Much can - and has - been read into Neagu's hyphen, by himself and others. Neagu has given each part a different imaginative interpretation, ranging from the intimate to the cosmological. Indeed, the piece is a kind of religious symbol - a mannerist cross for our strange times. The three legs in particular lend themselves to the extensive symbolism associated with the trinity. Thus, one of the short legs represents body (weight), women, mother, and has a positive charge, while the other represents soul (skill), man, father, and has a negative charge (one detects an old-fashioned sexist division of meanings here. although the archetypes implied are emotionally inescapable), and the long diagonal leg represents God, Spirit, Wind, and Son, and is neutral. That is, it symbolizes trio passage between the opposites - the passage which unites them, and thus creates something new. The rectangle represents horizontal rain - an omen, no doubt - and the whole work is contained in a "gradually going tornado," that is, an abysmal vortex. (Does Neagu mean to recall Vorticism?)

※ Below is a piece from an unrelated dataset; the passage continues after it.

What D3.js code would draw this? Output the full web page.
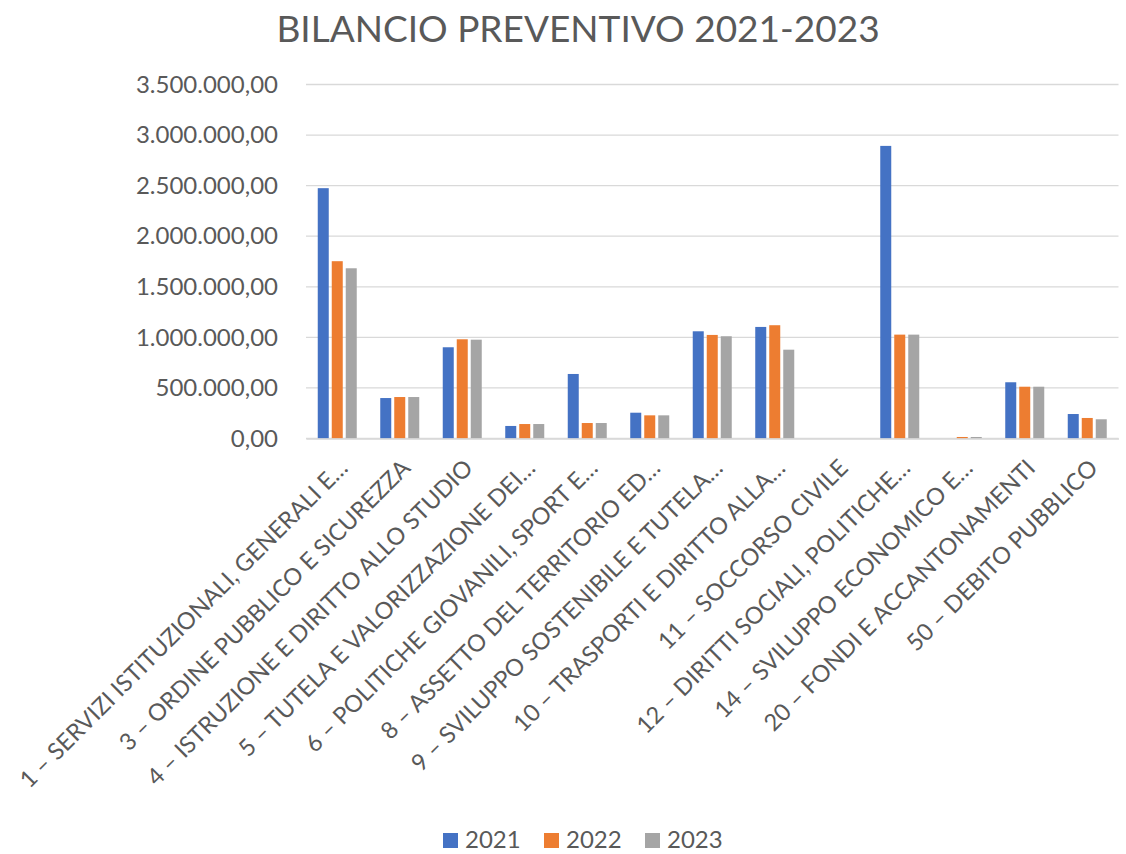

In another chart of meaning, the rectangle is a "platform of manifestation and performance" - a kind of altar. (Indeed, the whole construction is a kind of portable avant-garde altar - an altar for a world without religion, but in unconscious search for it.) The triangle formed by the legs, with their "impulsive curves of natural spontaneity," is a zone of abysmal darkness of the "uncreated." Symbolic meaning is piled upon symbolic meaning, all eloquently supported by the thin, seemingly frail legs of the structure. Neagu cloaks the work in conceptual enigma, but in and of itself it is enigmatic - its genuinely enigmatic form is Neagu's true achievement. Neagu manipulates its material endlessly, but the mystery of the form endures beyond its various materializations. The platform becomes a stage on which various other format performances occur, all (over?) loaded with meaning - urgently "filled" with all kinds of ideas, including political ones (there is clearly an intellectually additive character to Neagu's hyphen, which leads one to think of it as a conceptual performance) - but it is the form as such which remains convincing and resonant. I happen to like the sculpture in which the hyphen metamorphosizes - and it seems infinitely protean, as though constantly regenerating itsel - into a skull, because it accords with my sense of the existential urgency implicit in the tension of its parts. Indeed, for me it is a kind of weird creature, at once prehistoric and post-historic, that is, apocalyptic - a symbol of the psyche at its most existential. Neagu's hyphen is a terse, epigrammatic embodiment of the psyche's lifelong struggle to balance the conflicting interests that form it.

Art historically speaking, Neagu's hyphen is, as I have suggested, a mannerist construction. It is an ingenious late modernist example of the art of the irregular, as Gustav RenČ Hocke calls it, that has run parallel to the art of the regular, exemplified by the High Renaissance, and that has been less honored than it, because perfect regularity is the signature of a harmony that does not exist except as an ideal. More particularly, Neagu's hyphen brings the geometrical elements of Malevich's aerodynamic Suprematism together into a singular three-dimensional construction. But where Malevich's Suprematist icon conveyed a certain optimism, even utopianism, Neagu's equally iconic hyphen is a peculiarly realistic object. It needs no theory to be convincing, for it articulates, with dramatic directness, this century's failure to achieve even the semblance of harmony, indeed, its suicidal anti-harmony. Only art can make the potentially destructive tension of a hyphen seem like an ironical new form of harmony.